***** Items *****

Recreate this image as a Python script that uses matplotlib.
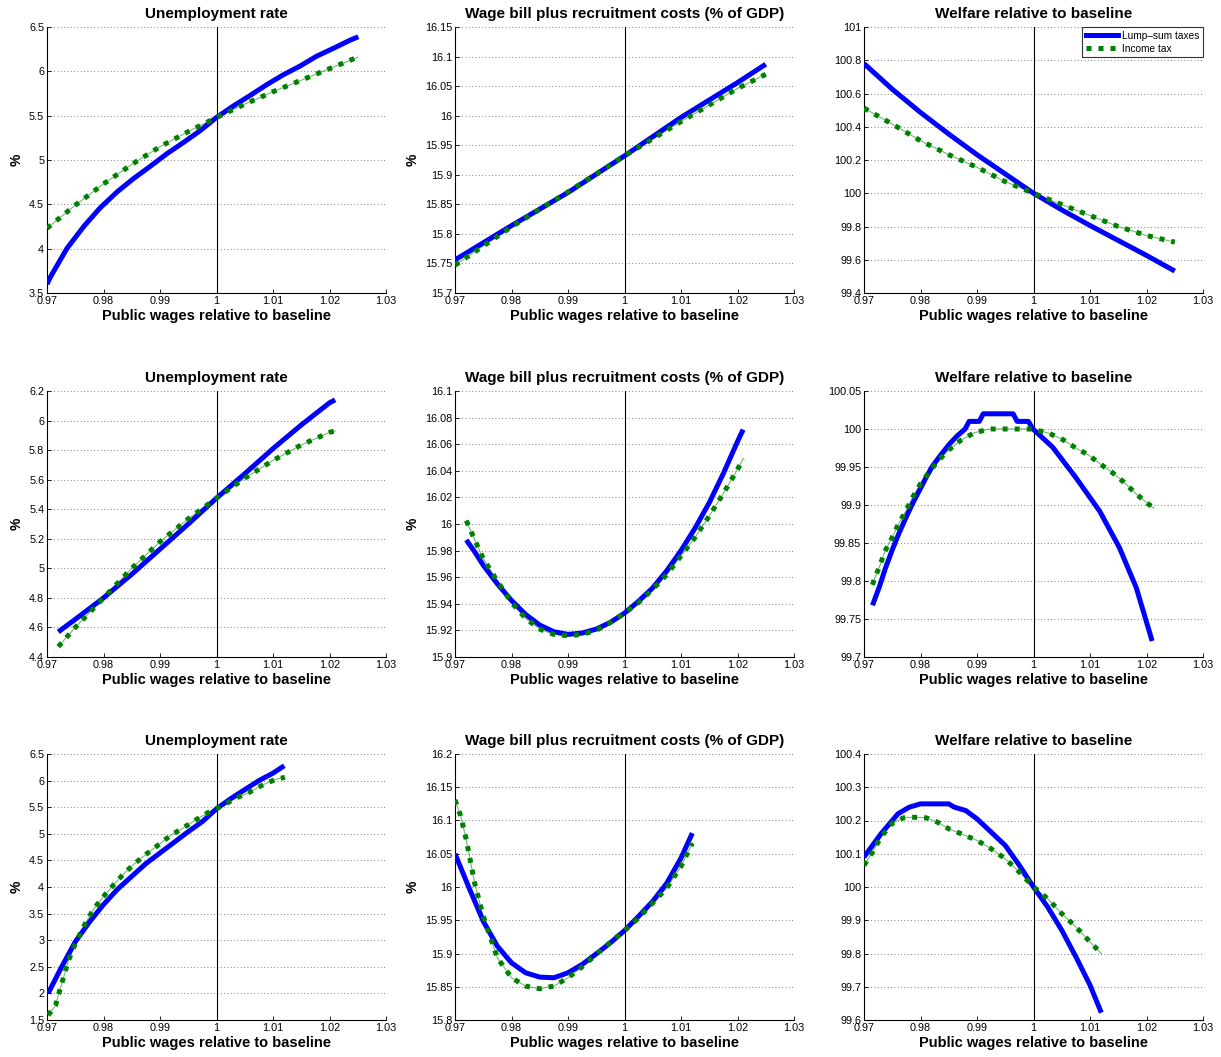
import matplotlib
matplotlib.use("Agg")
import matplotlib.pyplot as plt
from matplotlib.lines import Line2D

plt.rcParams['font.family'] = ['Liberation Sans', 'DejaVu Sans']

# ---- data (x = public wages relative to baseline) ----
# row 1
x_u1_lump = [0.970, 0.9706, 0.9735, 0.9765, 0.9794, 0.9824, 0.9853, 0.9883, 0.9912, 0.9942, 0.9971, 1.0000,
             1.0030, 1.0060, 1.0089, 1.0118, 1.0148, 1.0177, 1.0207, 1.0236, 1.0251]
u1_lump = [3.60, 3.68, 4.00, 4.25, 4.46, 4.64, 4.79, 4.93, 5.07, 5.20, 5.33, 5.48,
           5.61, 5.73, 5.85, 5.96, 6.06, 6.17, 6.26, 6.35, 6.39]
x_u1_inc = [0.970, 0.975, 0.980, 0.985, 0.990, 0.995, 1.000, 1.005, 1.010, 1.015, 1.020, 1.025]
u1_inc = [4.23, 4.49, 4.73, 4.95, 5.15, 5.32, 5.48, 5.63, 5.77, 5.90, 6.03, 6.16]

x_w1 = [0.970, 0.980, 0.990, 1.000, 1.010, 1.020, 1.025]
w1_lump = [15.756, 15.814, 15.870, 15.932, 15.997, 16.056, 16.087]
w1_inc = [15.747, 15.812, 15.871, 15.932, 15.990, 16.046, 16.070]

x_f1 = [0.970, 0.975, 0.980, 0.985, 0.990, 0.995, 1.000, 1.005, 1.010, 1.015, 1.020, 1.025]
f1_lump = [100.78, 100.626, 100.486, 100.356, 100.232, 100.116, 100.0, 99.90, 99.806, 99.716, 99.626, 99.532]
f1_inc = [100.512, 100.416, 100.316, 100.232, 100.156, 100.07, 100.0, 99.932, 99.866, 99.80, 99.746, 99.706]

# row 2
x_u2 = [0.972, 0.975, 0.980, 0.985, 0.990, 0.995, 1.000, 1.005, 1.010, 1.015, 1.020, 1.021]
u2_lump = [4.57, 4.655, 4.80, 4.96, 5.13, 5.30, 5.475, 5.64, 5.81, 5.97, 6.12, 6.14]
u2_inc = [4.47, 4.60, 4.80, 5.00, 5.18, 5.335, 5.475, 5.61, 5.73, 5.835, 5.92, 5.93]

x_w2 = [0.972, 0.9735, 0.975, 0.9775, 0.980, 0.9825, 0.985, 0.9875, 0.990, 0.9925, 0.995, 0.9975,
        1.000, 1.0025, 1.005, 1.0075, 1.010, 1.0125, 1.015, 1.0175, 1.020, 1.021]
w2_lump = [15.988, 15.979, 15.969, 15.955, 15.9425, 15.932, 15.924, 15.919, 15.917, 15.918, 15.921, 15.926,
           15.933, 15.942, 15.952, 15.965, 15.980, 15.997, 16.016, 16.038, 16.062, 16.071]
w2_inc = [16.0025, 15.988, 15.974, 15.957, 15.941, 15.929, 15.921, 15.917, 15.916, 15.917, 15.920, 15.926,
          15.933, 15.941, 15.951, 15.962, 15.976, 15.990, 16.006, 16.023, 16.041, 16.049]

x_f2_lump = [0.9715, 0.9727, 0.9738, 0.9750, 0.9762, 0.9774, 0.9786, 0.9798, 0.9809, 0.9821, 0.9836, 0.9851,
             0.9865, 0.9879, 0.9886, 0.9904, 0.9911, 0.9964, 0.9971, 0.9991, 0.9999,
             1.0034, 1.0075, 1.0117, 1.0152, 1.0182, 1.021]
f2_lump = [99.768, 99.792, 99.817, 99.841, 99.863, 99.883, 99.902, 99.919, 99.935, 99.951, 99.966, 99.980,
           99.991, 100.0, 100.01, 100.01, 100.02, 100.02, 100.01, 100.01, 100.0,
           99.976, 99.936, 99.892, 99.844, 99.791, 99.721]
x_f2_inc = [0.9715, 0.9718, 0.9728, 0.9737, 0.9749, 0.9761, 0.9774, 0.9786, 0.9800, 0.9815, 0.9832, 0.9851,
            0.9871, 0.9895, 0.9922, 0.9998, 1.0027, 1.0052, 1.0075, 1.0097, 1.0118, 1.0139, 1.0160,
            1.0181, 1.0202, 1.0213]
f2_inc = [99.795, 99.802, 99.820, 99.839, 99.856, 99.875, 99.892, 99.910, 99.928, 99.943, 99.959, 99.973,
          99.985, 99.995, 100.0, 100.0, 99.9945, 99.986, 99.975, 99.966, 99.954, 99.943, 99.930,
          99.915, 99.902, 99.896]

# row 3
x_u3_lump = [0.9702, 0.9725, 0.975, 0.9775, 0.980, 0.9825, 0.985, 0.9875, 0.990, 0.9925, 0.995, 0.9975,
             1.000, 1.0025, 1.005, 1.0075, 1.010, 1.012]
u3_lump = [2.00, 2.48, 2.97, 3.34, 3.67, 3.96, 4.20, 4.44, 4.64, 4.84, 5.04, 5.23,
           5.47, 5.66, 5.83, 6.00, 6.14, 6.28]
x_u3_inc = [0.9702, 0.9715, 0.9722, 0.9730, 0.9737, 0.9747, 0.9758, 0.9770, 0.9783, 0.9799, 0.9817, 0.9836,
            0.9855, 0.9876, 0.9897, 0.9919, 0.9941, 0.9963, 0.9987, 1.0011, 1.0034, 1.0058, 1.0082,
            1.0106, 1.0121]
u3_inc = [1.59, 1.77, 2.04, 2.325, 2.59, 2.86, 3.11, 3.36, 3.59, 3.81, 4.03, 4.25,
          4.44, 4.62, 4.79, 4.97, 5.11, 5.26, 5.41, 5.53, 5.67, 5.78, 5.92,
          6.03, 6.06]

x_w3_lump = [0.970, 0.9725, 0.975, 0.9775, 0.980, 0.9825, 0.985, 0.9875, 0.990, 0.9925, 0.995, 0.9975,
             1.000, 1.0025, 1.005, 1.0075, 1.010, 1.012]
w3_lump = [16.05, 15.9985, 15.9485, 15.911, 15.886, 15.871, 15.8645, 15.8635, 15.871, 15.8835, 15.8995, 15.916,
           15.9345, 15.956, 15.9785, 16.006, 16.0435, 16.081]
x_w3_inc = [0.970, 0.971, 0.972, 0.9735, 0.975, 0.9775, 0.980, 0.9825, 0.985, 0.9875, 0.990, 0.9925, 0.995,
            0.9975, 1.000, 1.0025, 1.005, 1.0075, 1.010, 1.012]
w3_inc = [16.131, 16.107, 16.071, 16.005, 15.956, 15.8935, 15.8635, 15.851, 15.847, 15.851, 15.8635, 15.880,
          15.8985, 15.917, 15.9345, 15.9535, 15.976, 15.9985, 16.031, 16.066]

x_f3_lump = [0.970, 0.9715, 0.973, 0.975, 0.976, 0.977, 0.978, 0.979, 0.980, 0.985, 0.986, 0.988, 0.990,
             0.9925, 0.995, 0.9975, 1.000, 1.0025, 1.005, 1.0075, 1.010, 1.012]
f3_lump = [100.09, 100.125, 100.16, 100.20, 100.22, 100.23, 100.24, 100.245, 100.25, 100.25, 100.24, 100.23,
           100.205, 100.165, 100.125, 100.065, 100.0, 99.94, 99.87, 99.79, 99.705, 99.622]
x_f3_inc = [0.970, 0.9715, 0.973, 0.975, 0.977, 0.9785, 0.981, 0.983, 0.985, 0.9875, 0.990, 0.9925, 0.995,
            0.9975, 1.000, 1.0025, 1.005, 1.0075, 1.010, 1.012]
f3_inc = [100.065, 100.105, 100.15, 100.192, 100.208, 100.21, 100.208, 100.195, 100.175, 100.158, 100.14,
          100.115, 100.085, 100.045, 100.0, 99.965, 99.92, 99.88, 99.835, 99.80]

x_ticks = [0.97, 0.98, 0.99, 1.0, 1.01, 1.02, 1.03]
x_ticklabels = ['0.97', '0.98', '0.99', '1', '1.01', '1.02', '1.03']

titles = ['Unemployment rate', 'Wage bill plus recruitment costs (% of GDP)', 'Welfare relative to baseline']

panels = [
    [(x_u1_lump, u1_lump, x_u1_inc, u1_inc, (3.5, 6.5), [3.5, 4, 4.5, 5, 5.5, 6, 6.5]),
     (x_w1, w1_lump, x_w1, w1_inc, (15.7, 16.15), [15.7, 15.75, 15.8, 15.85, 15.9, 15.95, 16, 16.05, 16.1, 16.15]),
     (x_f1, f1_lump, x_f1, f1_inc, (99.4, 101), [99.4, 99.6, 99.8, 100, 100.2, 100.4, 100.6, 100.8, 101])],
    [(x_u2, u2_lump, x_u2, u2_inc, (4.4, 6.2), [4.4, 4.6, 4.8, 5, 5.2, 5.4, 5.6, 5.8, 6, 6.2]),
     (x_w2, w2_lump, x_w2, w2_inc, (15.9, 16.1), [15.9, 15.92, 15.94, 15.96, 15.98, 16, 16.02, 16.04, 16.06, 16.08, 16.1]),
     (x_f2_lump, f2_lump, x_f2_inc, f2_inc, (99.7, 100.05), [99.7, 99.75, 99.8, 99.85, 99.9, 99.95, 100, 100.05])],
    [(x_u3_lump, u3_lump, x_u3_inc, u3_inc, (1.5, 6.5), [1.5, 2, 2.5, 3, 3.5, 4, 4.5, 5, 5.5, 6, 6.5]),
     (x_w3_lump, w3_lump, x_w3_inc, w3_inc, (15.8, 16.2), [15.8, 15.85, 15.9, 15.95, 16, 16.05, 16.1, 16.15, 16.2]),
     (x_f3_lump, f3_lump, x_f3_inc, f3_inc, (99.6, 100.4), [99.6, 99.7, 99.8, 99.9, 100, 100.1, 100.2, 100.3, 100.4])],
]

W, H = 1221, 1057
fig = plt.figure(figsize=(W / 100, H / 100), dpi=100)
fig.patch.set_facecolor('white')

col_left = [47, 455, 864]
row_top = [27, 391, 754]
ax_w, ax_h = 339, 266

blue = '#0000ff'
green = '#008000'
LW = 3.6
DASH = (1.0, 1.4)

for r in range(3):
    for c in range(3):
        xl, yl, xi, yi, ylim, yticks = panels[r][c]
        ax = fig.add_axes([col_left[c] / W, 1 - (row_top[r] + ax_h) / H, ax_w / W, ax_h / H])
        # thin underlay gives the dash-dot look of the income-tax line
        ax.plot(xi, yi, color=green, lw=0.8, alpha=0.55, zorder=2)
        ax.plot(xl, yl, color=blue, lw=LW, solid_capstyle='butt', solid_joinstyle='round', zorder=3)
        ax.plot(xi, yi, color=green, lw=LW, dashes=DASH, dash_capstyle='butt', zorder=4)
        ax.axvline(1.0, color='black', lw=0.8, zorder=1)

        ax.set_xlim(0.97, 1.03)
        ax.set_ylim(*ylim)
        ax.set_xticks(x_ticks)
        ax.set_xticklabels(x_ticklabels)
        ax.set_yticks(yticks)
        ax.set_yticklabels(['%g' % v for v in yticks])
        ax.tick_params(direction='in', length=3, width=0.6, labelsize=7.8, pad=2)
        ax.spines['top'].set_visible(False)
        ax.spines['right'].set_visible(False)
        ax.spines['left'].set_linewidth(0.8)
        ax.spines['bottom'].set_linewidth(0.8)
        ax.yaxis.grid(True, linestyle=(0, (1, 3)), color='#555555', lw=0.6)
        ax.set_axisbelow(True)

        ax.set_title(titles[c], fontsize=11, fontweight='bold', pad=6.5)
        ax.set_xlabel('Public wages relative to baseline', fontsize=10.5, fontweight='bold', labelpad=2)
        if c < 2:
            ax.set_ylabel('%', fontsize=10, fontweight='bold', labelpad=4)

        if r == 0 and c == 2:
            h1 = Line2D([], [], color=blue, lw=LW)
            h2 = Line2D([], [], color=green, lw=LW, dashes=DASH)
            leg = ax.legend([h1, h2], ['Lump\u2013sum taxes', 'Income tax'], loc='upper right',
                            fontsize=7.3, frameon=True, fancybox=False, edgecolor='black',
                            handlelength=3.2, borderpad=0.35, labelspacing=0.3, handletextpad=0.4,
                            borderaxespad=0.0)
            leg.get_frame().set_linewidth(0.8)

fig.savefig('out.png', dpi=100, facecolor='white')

*****
***** Items *****

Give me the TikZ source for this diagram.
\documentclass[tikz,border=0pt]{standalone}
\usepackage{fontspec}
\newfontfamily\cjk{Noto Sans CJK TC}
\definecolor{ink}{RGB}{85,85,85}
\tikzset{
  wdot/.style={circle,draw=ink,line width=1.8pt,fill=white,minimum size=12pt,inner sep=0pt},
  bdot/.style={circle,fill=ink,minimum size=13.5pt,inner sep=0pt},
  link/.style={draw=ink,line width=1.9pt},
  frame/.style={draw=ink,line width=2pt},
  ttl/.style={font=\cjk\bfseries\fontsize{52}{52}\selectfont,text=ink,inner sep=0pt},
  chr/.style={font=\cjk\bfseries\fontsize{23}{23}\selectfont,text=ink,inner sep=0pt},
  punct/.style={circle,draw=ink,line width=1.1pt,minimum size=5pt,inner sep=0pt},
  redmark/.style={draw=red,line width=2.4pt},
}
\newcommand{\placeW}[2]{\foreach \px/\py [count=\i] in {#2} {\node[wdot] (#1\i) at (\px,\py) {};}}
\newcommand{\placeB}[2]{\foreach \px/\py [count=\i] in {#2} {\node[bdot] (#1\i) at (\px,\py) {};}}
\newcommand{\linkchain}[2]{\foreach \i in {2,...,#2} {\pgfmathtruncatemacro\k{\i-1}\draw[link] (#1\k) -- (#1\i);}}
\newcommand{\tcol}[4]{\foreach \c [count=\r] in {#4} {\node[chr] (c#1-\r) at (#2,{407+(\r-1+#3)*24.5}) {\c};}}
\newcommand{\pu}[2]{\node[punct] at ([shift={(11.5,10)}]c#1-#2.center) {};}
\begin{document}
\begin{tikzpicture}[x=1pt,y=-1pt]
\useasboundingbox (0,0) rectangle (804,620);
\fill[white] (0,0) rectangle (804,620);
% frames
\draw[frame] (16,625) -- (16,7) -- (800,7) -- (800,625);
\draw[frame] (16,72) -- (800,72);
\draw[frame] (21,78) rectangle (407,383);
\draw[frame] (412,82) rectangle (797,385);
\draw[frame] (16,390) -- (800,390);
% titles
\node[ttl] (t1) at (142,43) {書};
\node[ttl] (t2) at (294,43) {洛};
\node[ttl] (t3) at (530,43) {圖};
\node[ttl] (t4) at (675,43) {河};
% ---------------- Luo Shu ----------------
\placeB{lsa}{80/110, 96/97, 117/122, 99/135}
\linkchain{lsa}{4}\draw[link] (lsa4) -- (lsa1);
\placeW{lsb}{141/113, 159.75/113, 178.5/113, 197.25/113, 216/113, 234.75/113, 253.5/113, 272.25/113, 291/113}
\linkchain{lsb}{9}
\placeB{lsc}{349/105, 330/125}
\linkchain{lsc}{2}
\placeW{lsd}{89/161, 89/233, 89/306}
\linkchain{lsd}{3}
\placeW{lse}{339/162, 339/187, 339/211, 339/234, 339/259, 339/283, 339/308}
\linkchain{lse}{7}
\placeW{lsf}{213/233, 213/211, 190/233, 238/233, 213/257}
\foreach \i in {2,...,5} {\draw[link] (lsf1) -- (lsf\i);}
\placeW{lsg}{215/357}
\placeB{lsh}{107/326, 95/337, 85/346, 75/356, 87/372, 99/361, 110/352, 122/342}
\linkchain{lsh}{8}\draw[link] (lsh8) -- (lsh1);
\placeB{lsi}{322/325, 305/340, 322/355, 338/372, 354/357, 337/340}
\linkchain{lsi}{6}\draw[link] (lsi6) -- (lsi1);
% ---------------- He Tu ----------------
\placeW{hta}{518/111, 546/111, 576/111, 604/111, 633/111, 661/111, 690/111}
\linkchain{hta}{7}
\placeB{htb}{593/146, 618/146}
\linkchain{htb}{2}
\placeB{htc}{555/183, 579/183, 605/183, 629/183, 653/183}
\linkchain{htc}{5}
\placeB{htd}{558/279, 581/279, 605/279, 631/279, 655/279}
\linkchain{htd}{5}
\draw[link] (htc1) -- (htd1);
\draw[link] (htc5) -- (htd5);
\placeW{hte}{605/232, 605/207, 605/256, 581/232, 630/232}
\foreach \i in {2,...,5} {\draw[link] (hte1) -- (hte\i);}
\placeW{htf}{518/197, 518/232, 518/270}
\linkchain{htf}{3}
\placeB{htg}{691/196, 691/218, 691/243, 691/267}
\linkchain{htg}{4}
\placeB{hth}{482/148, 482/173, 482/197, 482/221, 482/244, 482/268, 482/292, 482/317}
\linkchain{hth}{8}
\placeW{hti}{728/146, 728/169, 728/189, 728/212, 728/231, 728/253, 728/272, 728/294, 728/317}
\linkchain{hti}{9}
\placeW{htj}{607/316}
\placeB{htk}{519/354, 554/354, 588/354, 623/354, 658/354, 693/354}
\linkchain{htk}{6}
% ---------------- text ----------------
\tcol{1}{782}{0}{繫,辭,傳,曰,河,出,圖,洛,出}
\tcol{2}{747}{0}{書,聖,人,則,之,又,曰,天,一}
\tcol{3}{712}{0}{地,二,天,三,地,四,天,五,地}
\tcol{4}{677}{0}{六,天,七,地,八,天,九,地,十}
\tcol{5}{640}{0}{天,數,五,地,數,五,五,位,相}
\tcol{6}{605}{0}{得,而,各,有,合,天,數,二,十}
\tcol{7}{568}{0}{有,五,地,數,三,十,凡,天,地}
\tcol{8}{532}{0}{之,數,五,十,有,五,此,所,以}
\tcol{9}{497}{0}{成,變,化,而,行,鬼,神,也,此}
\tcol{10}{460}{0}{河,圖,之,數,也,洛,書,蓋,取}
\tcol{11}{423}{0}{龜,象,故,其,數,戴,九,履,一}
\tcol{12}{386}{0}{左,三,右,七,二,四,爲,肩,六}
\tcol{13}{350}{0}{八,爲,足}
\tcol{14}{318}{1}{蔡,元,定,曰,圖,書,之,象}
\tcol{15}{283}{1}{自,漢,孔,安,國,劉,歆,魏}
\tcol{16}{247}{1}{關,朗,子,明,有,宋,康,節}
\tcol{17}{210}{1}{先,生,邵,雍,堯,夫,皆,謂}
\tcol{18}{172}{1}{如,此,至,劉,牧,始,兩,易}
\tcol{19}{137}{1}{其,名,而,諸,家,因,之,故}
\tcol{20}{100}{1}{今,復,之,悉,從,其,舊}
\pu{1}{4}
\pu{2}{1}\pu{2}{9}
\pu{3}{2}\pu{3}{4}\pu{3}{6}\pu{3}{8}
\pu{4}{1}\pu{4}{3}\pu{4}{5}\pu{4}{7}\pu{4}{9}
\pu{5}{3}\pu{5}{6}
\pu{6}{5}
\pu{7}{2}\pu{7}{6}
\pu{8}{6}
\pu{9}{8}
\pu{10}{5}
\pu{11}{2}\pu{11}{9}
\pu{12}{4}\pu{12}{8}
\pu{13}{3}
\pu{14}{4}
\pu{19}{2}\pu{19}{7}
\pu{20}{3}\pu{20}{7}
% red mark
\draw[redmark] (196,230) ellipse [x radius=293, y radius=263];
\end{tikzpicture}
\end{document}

*****

What you are asked to do:
From the listing above, restate verbatim the lines running from the one with "Recreate this image" through the one with "plt.rcParams['font.family'] = ['Liberation", inclusive, but not the pictures.

Solved problem:
Recreate this image as a Python script that uses matplotlib.
import matplotlib
matplotlib.use("Agg")
import matplotlib.pyplot as plt
from matplotlib.lines import Line2D

plt.rcParams['font.family'] = ['Liberation Sans', 'DejaVu Sans']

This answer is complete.